Безусловно, волк близок берсерку как охотник, ибо берсерк тоже рыскач. Только он охотится за войском. Кровавая эйфория «безумных секир» сродни азарту хищника, насевшего на табун. И все-таки этот символ имеет еще одну притягательную грань. Волк — воплощение непонятно как зооморфированного колдовства. Волк пронизан им. Начнем с того, что именно волк вкусил сполна лихвы оборотня. Вервульф, волкодлак. Способность перевоплощаться столь же необходима берсерку, как и чисто технический навык драки. Не будем забывать, что попытки объяснения феномена «воинов ярости» их современниками неизбежно соотносились с идеей «вселения духа», перевоплощения.

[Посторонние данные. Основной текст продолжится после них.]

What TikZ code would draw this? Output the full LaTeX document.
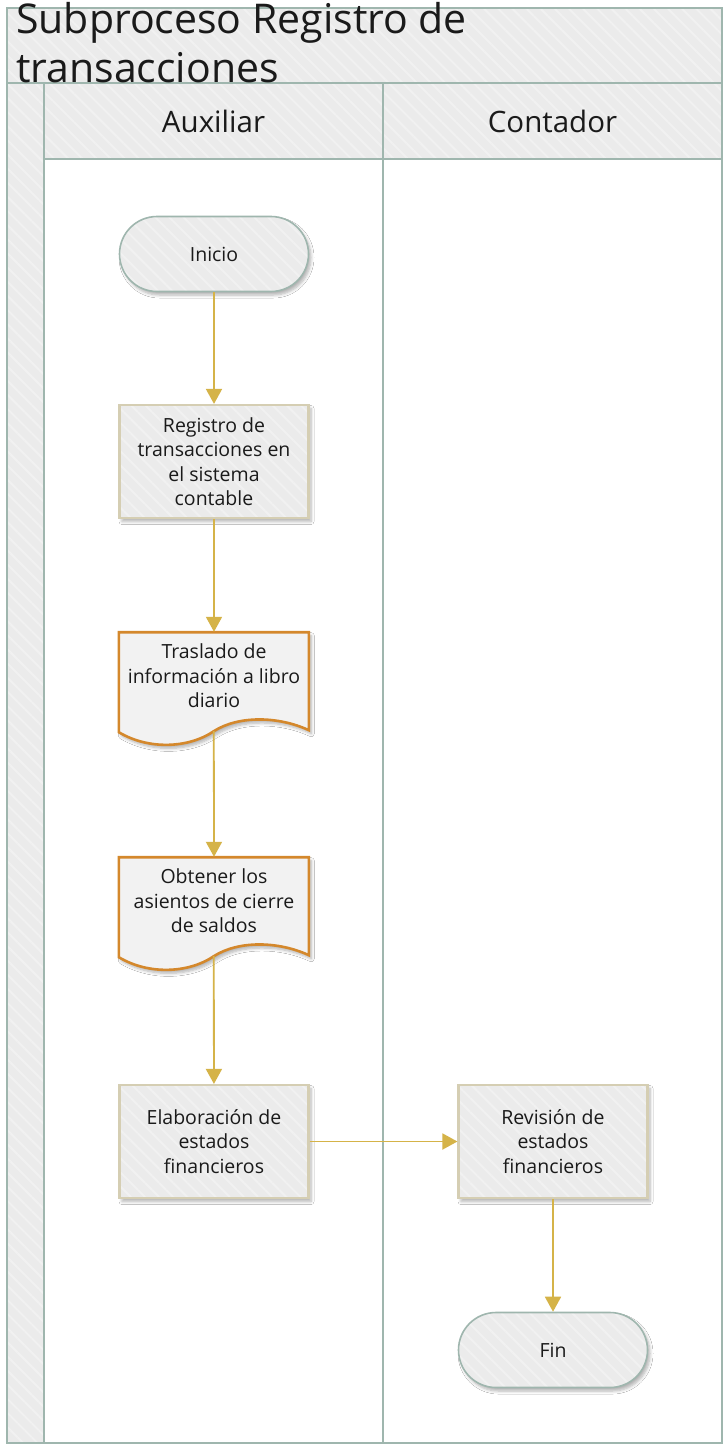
\documentclass[tikz,border=0pt]{standalone}
\usepackage{fontspec}
\setmainfont{Open Sans}
\usetikzlibrary{arrows.meta,patterns.meta,shadows.blur,calc}

\definecolor{lanefill}{HTML}{EBEBEB}
\definecolor{laneline}{HTML}{9FB6AE}
\definecolor{procline}{HTML}{D5CEB3}
\definecolor{docline}{HTML}{D4882C}
\definecolor{docfill}{HTML}{F2F2F2}
\definecolor{flowline}{HTML}{D5B348}
\definecolor{hatchline}{HTML}{F1F1F1}
\definecolor{ink}{HTML}{1A1A1A}

\tikzset{
  % light fill with faint diagonal stripes, laid under the outline
  hatched/.style={preaction={fill=lanefill},
    preaction={pattern={Lines[angle=-45,distance=10pt,line width=2pt]},
               pattern color=hatchline}},
  soft shadow/.style={blur shadow={shadow xshift=2.5pt, shadow yshift=-3.5pt,
    shadow blur steps=6, shadow blur radius=3pt, shadow opacity=30}},
  poolline/.style={draw=laneline, line width=2pt},
  lanehead/.style={hatched, poolline, minimum width=339pt, minimum height=76pt,
    inner sep=0pt, text=ink, font=\fontsize{29.5}{34}\selectfont},
  titletext/.style={anchor=base west, inner sep=0pt, text=ink,
    font=\fontsize{41}{48}\selectfont},
  nodetext/.style={text=ink, align=center,
    font=\fontsize{19.5}{24.5}\selectfont},
  term/.style={soft shadow, hatched, nodetext, draw=laneline, line width=1.6pt,
    rounded corners=37.5pt, minimum width=189pt, minimum height=75pt, inner sep=0pt},
  proc/.style={soft shadow, hatched, nodetext, draw=procline, line width=2.2pt,
    minimum width=189pt, minimum height=113pt, inner sep=0pt},
  docarea/.style={nodetext, minimum width=190pt, minimum height=88pt, inner sep=0pt},
  docshape/.style={soft shadow, fill=docfill, draw=docline, line width=2.6pt},
  flow/.style={draw=flowline, line width=1.8pt, -{Triangle[length=15pt,width=16pt]}}
}

\begin{document}
\begin{tikzpicture}[x=1pt,y=-1pt]
\useasboundingbox (0,0) rectangle (725,1448);

% pool frame, title band and the left strip
\fill[white] (7,8) rectangle (722,1443);
\path[hatched] (7,8) rectangle (722,83);
\path[hatched] (7,83) rectangle (44,1443);
\draw[poolline] (7,8) rectangle (722,1443);
\draw[poolline] (7,83) -- (722,83);
\draw[poolline] (44,83) -- (44,1443);
\draw[poolline] (383,159) -- (383,1443);

% lane headers
\node[lanehead] (auxh) at (213.5,121) {Auxiliar};
\node[lanehead] (conth) at (552.5,121) {Contador};

% pool title
\node[titletext] (title1) at (16,33) {Subproceso Registro de};
\node[titletext] (title2) at (16,82) {transacciones};

% lane Auxiliar
\node[term] (ini) at (214,254) {Inicio};
\node[proc] (reg) at (214,461.5) {Registro de\\transacciones en\\el sistema\\contable};

\node[docarea] (tras) at (214,676) {};
\begin{scope}[shift={(tras.south west)}]
  \path[docshape] (0,-88) -- (190,-88) -- (190,10)
    .. controls (160,-4) and (120,-5) .. (95,11) coordinate (trasout)
    .. controls (70,28) and (30,30) .. (0,12) -- cycle;
\end{scope}
\node[docarea] at (tras) {Traslado de\\información a libro\\diario};

\node[docarea] (obt) at (214,901) {};
\begin{scope}[shift={(obt.south west)}]
  \path[docshape] (0,-88) -- (190,-88) -- (190,10)
    .. controls (160,-4) and (120,-5) .. (95,11) coordinate (obtout)
    .. controls (70,28) and (30,30) .. (0,12) -- cycle;
\end{scope}
\node[docarea] at (obt) {Obtener los\\asientos de cierre\\de saldos};

\node[proc] (ela) at (214,1141.5) {Elaboración de\\estados\\financieros};

% lane Contador
\node[proc] (rev) at (553,1141.5) {Revisión de\\estados\\financieros};
\node[term] (fin) at (553,1350) {Fin};

% sequence flow
\draw[flow] (ini) -- (reg);
\draw[flow] (reg) -- (tras.north);
\draw[flow] (trasout) -- (obt.north);
\draw[flow] (obtout) -- (ela);
\draw[flow] (ela) -- (rev);
\draw[flow] (rev) -- (fin);
\end{tikzpicture}
\end{document}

Блуждание духа здесь особо показательно еще и в связи с тем, что по представлениям древних мистиков телесные действия вообще вторичны, тогда как состояние духа, взлет его или низвержение и предопределяет исход любой схватки. Что-то вроде амплитудных колебаний. Однако дух берсерка незыблим как гранитный монумент. Благодаря дополнительным потусторонним вливаниям или без таковых. Может быть, дух человека сам тяготеет к волку? Вспомним хотя бы основателей Рима, нашедших в волчище вторую мать. Впрочем, здесь может идти речь и о происхождении. Сокрушительную же силу волчих оберегов — духоносителей упоминает еще в 1 веке н.э. римский ученый Плиний Старший. И все-таки оборотень — низший атмос. Волк же имеет куда большую стать. Он обожествлен. Да, речь идет о семаргле, крылатом волке Громовержца. Семаргле, Волк-небожитель, происходящий от огненного рода богов. Охотник за духами, пожиратель демонов. В народноэпической традиции русских отразился в сказочном повествовании об Иване-Царевиче и Сером Волке. Ему определена удивительная роль. Русский воинский миф видит в семаргле переносчика душ (а точнее духов) погибших воинов в божественный лес Ирий, где стоит чертог Громовника. Огненный вихрь, падающий с неба, чтобы забрать с собой и сопроводить искру вечного человеческого начала к небесному пристанищу. Семарг кружит над полем боя. Он словно бы отсеивает достойных от трусов и предателей. И потому он не просто исполнитель транспортных услуг, а нечто большее. И уж если не пантократор, то во всяком случае недалеко от него стоит.